Understanding bias could help healthcare providers reduce medical mistakes made during the diagnostic process.
Diagnostic errors account for a large portion of medical errors. The evaluative process is used by physicians and Advanced Practice Providers across the medical industry. The ability—through skill, education, and training—to provide an accurate diagnosis is a fundamental reason people seek medical advice. Studies suggest between 40,000 to 80,000 patients die each year in American hospitals due to diagnostic error.
Both a common and complex medical mistake, some diagnostic error finds its roots in the perception of the clinician responsible for forming the diagnosis. Research published in the AMA Journal of Ethics points to types of bias that affect how a physician gathers evidence and information, takes action based on the information, and then evaluates that decision.
Four types of bias include:
- Confirmation bias: A patient seen by a physician suffers chest pain among other symptoms. The ED provider diagnose and treats the patient for myocardial infarction, a heart attack. The patient undergoes an emergency course of treatment to counter the cardiac event. The patient’s condition worsens, the patient dies and it is then learned he suffered from an aortic dissection. Confirmation bias occurs when a physician “sees what they want to see,” based on their experience rather than the additional symptoms suffered by the patient.
- Outcome bias: Oftentimes clinicians order tests that result in a good outcome, but for which there was not really a relevant reason. In this instance, physicians may believe the outcome was attributable to their “good call,” rather than a lucky or even unadvisable guess.

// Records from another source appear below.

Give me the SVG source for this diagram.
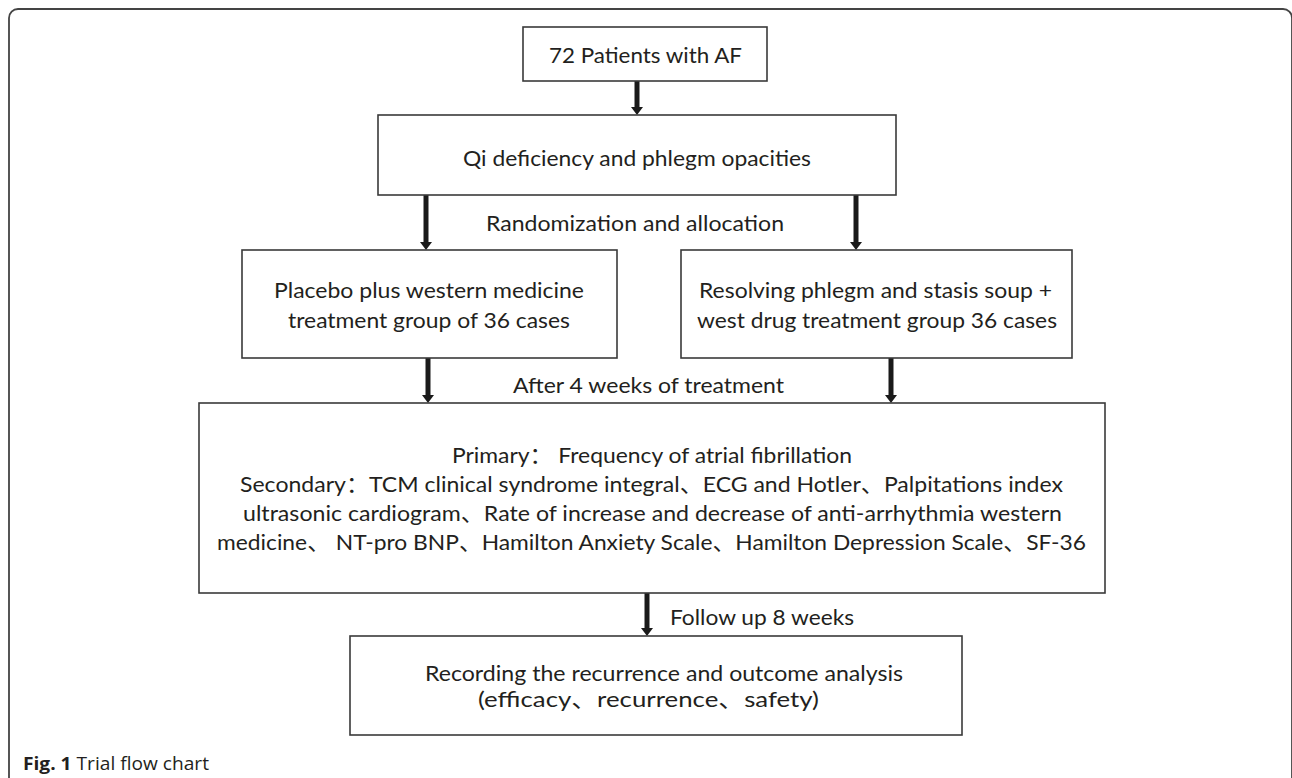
<svg xmlns="http://www.w3.org/2000/svg" width="1292" height="778" viewBox="0 0 1292 778">
<style>
.box{fill:#fff;stroke:#3a3a3a;stroke-width:1.6}
.t{font-family:Lato,"Liberation Sans","Noto Sans CJK SC",sans-serif;font-size:22px;fill:#231f20}
.shaft{stroke:#1a1a1a;stroke-width:5;fill:none}
.head{fill:#1a1a1a}
.cap{font-family:"Open Sans","Liberation Sans",sans-serif;font-size:18px;fill:#231f20}
</style>
<defs>
<path id="ah" class="head" d="M-6,-8 H6 L0,0 Z"/>
</defs>
<rect x="9" y="9" width="1283" height="800" rx="9" fill="none" stroke="#444" stroke-width="1.8"/>
<g id="connectors">
<path class="shaft" d="M637,81 V108"/>
<use href="#ah" x="637" y="115"/>
<path class="shaft" d="M426,195 V243"/>
<use href="#ah" x="426" y="250"/>
<path class="shaft" d="M856,195 V243"/>
<use href="#ah" x="856" y="250"/>
<path class="shaft" d="M428,358 V396"/>
<use href="#ah" x="428" y="403"/>
<path class="shaft" d="M891,358 V396"/>
<use href="#ah" x="891" y="403"/>
<path class="shaft" d="M647,593 V629"/>
<use href="#ah" x="647" y="636"/>
<text class="t" x="486" y="231" textLength="298" lengthAdjust="spacingAndGlyphs">Randomization and allocation</text>
<text class="t" x="513" y="393" textLength="271" lengthAdjust="spacingAndGlyphs">After 4 weeks of treatment</text>
<text class="t" x="670" y="625" textLength="184" lengthAdjust="spacingAndGlyphs">Follow up 8 weeks</text>
</g>
<g id="n1">
<rect class="box" x="523" y="27" width="244" height="54"/>
<text class="t" x="549" y="63" textLength="193" lengthAdjust="spacingAndGlyphs">72 Patients with AF</text>
</g>
<g id="n2">
<rect class="box" x="378" y="115" width="518" height="80"/>
<text class="t" x="463" y="166" textLength="348" lengthAdjust="spacingAndGlyphs">Qi deficiency and phlegm opacities</text>
</g>
<g id="n3">
<rect class="box" x="242" y="250" width="375" height="108"/>
<text class="t" x="274" y="298" textLength="310" lengthAdjust="spacingAndGlyphs">Placebo plus western medicine</text>
<text class="t" x="288" y="328" textLength="282" lengthAdjust="spacingAndGlyphs">treatment group of 36 cases</text>
</g>
<g id="n4">
<rect class="box" x="681" y="250" width="391" height="108"/>
<text class="t" x="699" y="298" textLength="353" lengthAdjust="spacingAndGlyphs">Resolving phlegm and stasis soup +</text>
<text class="t" x="697" y="328" textLength="360" lengthAdjust="spacingAndGlyphs">west drug treatment group 36 cases</text>
</g>
<g id="n5">
<rect class="box" x="199" y="403" width="906" height="190"/>
<text class="t" x="452" y="463" textLength="400" lengthAdjust="spacingAndGlyphs">Primary：  Frequency of atrial fibrillation</text>
<text class="t" x="240" y="492" textLength="823" lengthAdjust="spacingAndGlyphs">Secondary：TCM clinical syndrome integral、ECG and  Hotler、Palpitations index</text>
<text class="t" x="243" y="521" textLength="819" lengthAdjust="spacingAndGlyphs">ultrasonic cardiogram、Rate of increase and decrease of anti-arrhythmia western</text>
<text class="t" x="217" y="550" textLength="869" lengthAdjust="spacingAndGlyphs">medicine、 NT-pro BNP、Hamilton Anxiety Scale、Hamilton Depression Scale、SF-36</text>
</g>
<g id="n6">
<rect class="box" x="350" y="636" width="612" height="99"/>
<text class="t" x="425" y="681" textLength="478" lengthAdjust="spacingAndGlyphs">Recording the recurrence and outcome analysis</text>
<text class="t" x="478" y="707" textLength="341" lengthAdjust="spacingAndGlyphs">(efficacy、recurrence、safety)</text>
</g>
<text class="cap" x="23" y="770" textLength="186" lengthAdjust="spacingAndGlyphs"><tspan font-weight="bold">Fig. 1</tspan> Trial flow chart</text>
</svg>
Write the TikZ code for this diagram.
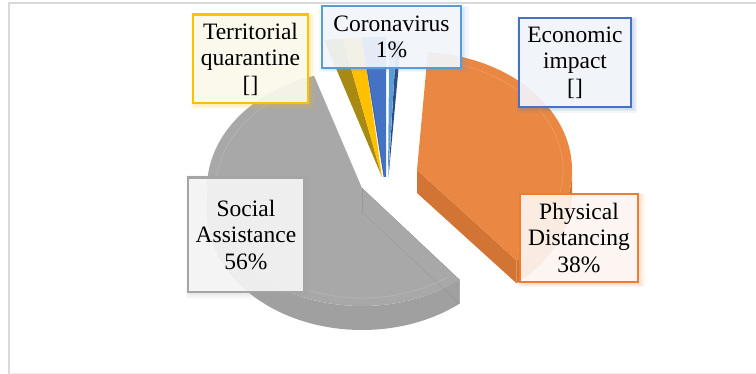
\documentclass[tikz,border=0pt]{standalone}
\usepackage{fontspec}
\setmainfont{Liberation Serif}
\newfontfamily\lblfont{Liberation Serif}
\usetikzlibrary{shadows}
\definecolor{cGold}{HTML}{FFC000}
\definecolor{cLBlue}{HTML}{5B9BD5}
\definecolor{cBlue}{HTML}{4472C4}
\definecolor{cGray}{HTML}{A5A5A5}
\definecolor{cOrange}{HTML}{ED7D31}
\definecolor{grayTop}{HTML}{A8A8A8}
\definecolor{graySide}{HTML}{A0A0A0}
\definecolor{orangeTop}{HTML}{EA8843}
\definecolor{orangeSide}{HTML}{D27434}
\definecolor{oliveSide}{HTML}{A88A12}
\definecolor{navy}{HTML}{2A4C86}
\definecolor{frameGray}{HTML}{D9D9D9}
\definecolor{fGold}{HTML}{FBF9F2}
\definecolor{fLBlue}{HTML}{F5F8FC}
\definecolor{fBlue}{HTML}{F5F7FA}
\definecolor{fGray}{HTML}{F6F6F6}
\definecolor{fOrange}{HTML}{FDF8F5}
\tikzset{
  glowlayer/.style={general shadow={draw=none,fill=#1,opacity=0.07,shadow xshift=2pt,shadow yshift=-2pt,shadow scale=1.08}},
  glowlayerb/.style={general shadow={draw=none,fill=#1,opacity=0.08,shadow xshift=2pt,shadow yshift=-2pt,shadow scale=1.05}},
  glowlayerc/.style={general shadow={draw=none,fill=#1,opacity=0.10,shadow xshift=2pt,shadow yshift=-2pt,shadow scale=1.02}},
  lbl/.style 2 args={glowlayer=#1,glowlayerb=#1,glowlayerc=#1,
    draw=#1, line width=2.4pt, fill=#2, fill opacity=0.9, text opacity=1,
    align=center, inner sep=0pt, font=\lblfont\fontsize{23.5}{26.5}\selectfont},
  bevel/.style={draw=white, line width=0.8pt, opacity=0.12},
  edgeline/.style={draw=black, line width=0.4pt, opacity=0.08}
}
\begin{document}
\begin{tikzpicture}[x=1pt,y=-1pt]
\useasboundingbox (0,0) rectangle (756,374);
% frame
\draw[frameGray, line width=2pt] (8.5,374) -- (8.5,3.2) -- (756,3.2);
\draw[frameGray!50, line width=0.8pt] (8.5,373.5) -- (756,373.5);

% ---- Social Assistance (gray) ----
\fill[graySide] (207,188) arc[start angle=180,end angle=51,x radius=155,y radius=118]
   -- ++(0,24) arc[start angle=51,end angle=180,x radius=155,y radius=118] -- cycle;
\fill[graySide] (362,188) -- (459.55,279.70) -- (459.55,303.70) -- (362,212) -- cycle;
\fill[grayTop] (362,188) -- ++({155*cos(-108)},{118*sin(-108)})
   arc[start angle=-108,end angle=-309,x radius=155,y radius=118] -- cycle;
\draw[bevel] (362,188) ++({146*cos(-110)},{110*sin(-110)})
   arc[start angle=-110,end angle=-306,x radius=146,y radius=110];
\draw[edgeline] (362,188) -- (459.55,279.70);
\draw[edgeline] (362,188) -- (362,212);
\draw[edgeline] (362,212) -- (459.55,303.70);
\draw[bevel] (362,188) -- (314.1,75.8);

% ---- Physical Distancing (orange) ----
\fill[orangeSide] (572,170) arc[start angle=0,end angle=50,x radius=155,y radius=118]
   -- ++(0,23) arc[start angle=50,end angle=0,x radius=155,y radius=118] -- cycle;
\fill[orangeSide] (417,170) -- (516.63,260.39) -- (516.63,283.39) -- (417,193) -- cycle;
\fill[orangeTop] (417,170) -- ++({155*cos(-86)},{118*sin(-86)})
   arc[start angle=-86,end angle=50,x radius=155,y radius=118] -- cycle;
\draw[bevel] (417,170) ++({146*cos(-84)},{110*sin(-84)})
   arc[start angle=-84,end angle=47,x radius=146,y radius=110];

% ---- thin slices ----
\fill[oliveSide] (382,177) -- (324,40) -- (342.5,38.5) -- cycle;
\fill[cGold] (382,177) -- (342.5,38.5) -- (362,37.5) -- cycle;
\fill[cBlue] (384,177) -- (362,37.5) -- (386,36.5) -- (386,177) -- cycle;
\draw[navy, line width=0.8pt, opacity=0.7] (384,177) -- (362,37.5);
\fill[cLBlue] (388,177) -- (389.3,40) -- (396.5,40.5) -- cycle;
\fill[navy] (388.5,177) -- (396.5,40.5) -- (401,41.5) -- cycle;

% ---- labels ----
\node[lbl={cGold}{fGold}, minimum width=114.6pt, minimum height=88.6pt] (tq) at (250.5,59) {Territorial\\quarantine\\{[]}};
\node[lbl={cLBlue}{fLBlue}, minimum width=138.6pt, minimum height=61.6pt] (cv) at (391.5,37) {Coronavirus\\1\%};
\node[lbl={cBlue}{fBlue}, minimum width=111.6pt, minimum height=88.6pt] (ei) at (575,62.5) {Economic\\impact\\{[]}};
\node[lbl={cGray}{fGray}, minimum width=115.6pt, minimum height=114.6pt] (sa) at (246,235) {Social\\Assistance\\56\%};
\node[lbl={cOrange}{fOrange}, minimum width=117.6pt, minimum height=87.6pt] (pd) at (579,238) {Physical\\Distancing\\38\%};
\end{tikzpicture}
\end{document}
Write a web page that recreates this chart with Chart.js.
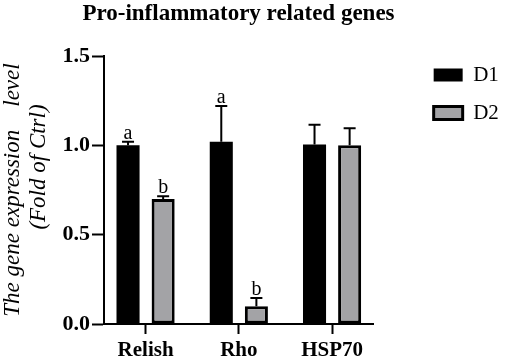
<!DOCTYPE html>
<html>
<head>
<meta charset="utf-8">
<script src="https://cdn.jsdelivr.net/npm/chart.js@4/dist/chart.umd.min.js"></script>
<style>
  body { margin: 0; background: #fff; }
  #wrap { width: 510px; height: 362px; position: relative; }
</style>
</head>
<body>
<div id="wrap"><canvas id="gene-chart"></canvas></div>
<script>
// 資料
const genes = ["Relish", "Rho", "HSP70"];
const d1Values = [1.0, 1.02, 1.005];
const d1Errors = [0.02, 0.2, 0.11];
const d1Letters = ["a", "a", ""];
const d2Values = [0.7, 0.1, 1.0];
const d2Errors = [0.015, 0.045, 0.095];
const d2Letters = ["b", "b", ""];
const yTicks = [0, 0.5, 1.0, 1.5];

const serif = "'Liberation Serif', 'Times New Roman', serif";
Chart.defaults.font.family = serif;
Chart.defaults.color = "#000";

// 誤差線 + 顯著性字母
const errorBarPlugin = {
  id: "errorBars",
  afterDatasetsDraw(chart) {
    const { ctx } = chart;
    const yScale = chart.scales.y;
    chart.data.datasets.forEach((ds, di) => {
      const meta = chart.getDatasetMeta(di);
      meta.data.forEach((bar, i) => {
        const v = ds.data[i].y;
        const top = yScale.getPixelForValue(v + ds.errors[i]);
        const base = yScale.getPixelForValue(v);
        ctx.save();
        ctx.strokeStyle = "#000";
        ctx.lineWidth = 2;
        ctx.beginPath();
        ctx.moveTo(bar.x, base);
        ctx.lineTo(bar.x, top);
        ctx.moveTo(bar.x - 6, top);
        ctx.lineTo(bar.x + 6, top);
        ctx.stroke();
        if (ds.letters[i]) {
          ctx.fillStyle = "#000";
          ctx.font = `20px ${serif}`;
          ctx.textAlign = "center";
          ctx.textBaseline = "alphabetic";
          ctx.fillText(ds.letters[i], bar.x, top - 3);
        }
        ctx.restore();
      });
    });
  },
};

const ctx = document.getElementById("gene-chart");
new Chart(ctx, {
  type: "bar",
  data: {
    datasets: [
      {
        label: "D1",
        data: genes.map((g, i) => ({ x: i, y: d1Values[i] })),
        errors: d1Errors,
        letters: d1Letters,
        backgroundColor: "#000",
        borderColor: "#000",
        borderWidth: 0,
        yAxisID: "y",
        xAxisID: "x",
      },
      {
        label: "D2",
        data: genes.map((g, i) => ({ x: i, y: d2Values[i] })),
        errors: d2Errors,
        letters: d2Letters,
        backgroundColor: "#a3a3a6",
        borderColor: "#000",
        borderWidth: 3,
        borderSkipped: false,
        yAxisID: "y",
        xAxisID: "x",
      },
    ],
  },
  options: {
    responsive: true,
    maintainAspectRatio: false,
    animation: false,
    categoryPercentage: 0.753,
    barPercentage: 0.657,
    layout: { padding: { top: 0, left: 0, right: 10, bottom: 0 } },
    plugins: {
      title: {
        display: true,
        fullSize: true,
        // 尾端空白讓標題往左偏，對齊原圖
        text: "Pro-inflammatory related genes    ",
        font: { size: 23, weight: "bold" },
        color: "#000",
        padding: { top: 0, bottom: 28.4 },
      },
      legend: {
        position: "right",
        align: "start",
        title: { display: true, text: "", font: { size: 12 }, padding: { top: 33.1, bottom: 0 } },
        labels: {
          boxWidth: 29,
          boxHeight: 13,
          padding: 17,
          color: "#000",
          font: { size: 21 },
        },
      },
      tooltip: { enabled: false },
    },
    scales: {
      x: {
        type: "linear",
        offset: false,
        min: -0.446,
        max: 2.446,
        afterBuildTicks: (scale) => {
          scale.ticks = genes.map((g, i) => ({ value: i }));
        },
        afterFit: (scale) => {
          scale.height = 38;
        },
        ticks: {
          callback: (v) => genes[v],
          font: { size: 21, weight: "bold" },
          color: "#000",
          padding: 3.5,
          maxRotation: 0,
        },
        grid: {
          offset: false,
          drawOnChartArea: false,
          drawTicks: true,
          tickLength: 10,
          tickColor: "#000",
          tickWidth: 2,
        },
        border: { color: "#000", width: 2 },
      },
      y: {
        min: 0,
        max: 1.5,
        afterBuildTicks: (scale) => {
          scale.ticks = yTicks.map((v) => ({ value: v }));
        },
        afterFit: (scale) => {
          scale.width = 104;
        },
        ticks: {
          callback: (v) => v.toFixed(1),
          font: { size: 22, weight: "bold" },
          color: "#000",
          padding: 2,
        },
        grid: {
          drawOnChartArea: false,
          drawTicks: true,
          tickLength: 12,
          tickColor: "#000",
          tickWidth: 2,
        },
        border: { color: "#000", width: 2 },
        title: {
          display: true,
          text: ["The gene expression    level", "        (Fold of Ctrl)"],
          font: { size: 23, style: "italic", lineHeight: 1.13 },
          color: "#000",
          padding: { top: 0, bottom: 0 },
        },
      },
      // 右側留白給圖例
      yR: {
        type: "linear",
        position: "right",
        display: true,
        afterFit: (scale) => {
          scale.width = 43;
        },
        ticks: { display: false },
        grid: { display: false },
        border: { display: false },
      },
    },
  },
  plugins: [errorBarPlugin],
});
</script>
</body>
</html>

- Anchoring bias: When a diagnosis is made, a healthcare provider may ignore contrary evidence, and stick with their first impression. This is another bias that involves priority placed on symptoms which support the initial diagnosis, without objectivity needed to make a correct diagnosis.
- Affect heuristic: Diagnostic decisions are based on many factors. When a diagnosis is based on, or influenced by how a clinician feels, there is significant room for error. A patient of whom a physician has a negative—or positive—impression based on the past experiences of the physician can receive a diagnosis that is not related to their actual symptoms and physiological status—but on the emotional response of the doctor.
The thought processes of physicians are extremely important to a correct diagnosis. Providers who rarely reflect on their own diagnostic processes are less likely to identify their own biased perspectives—putting their patients in harms way.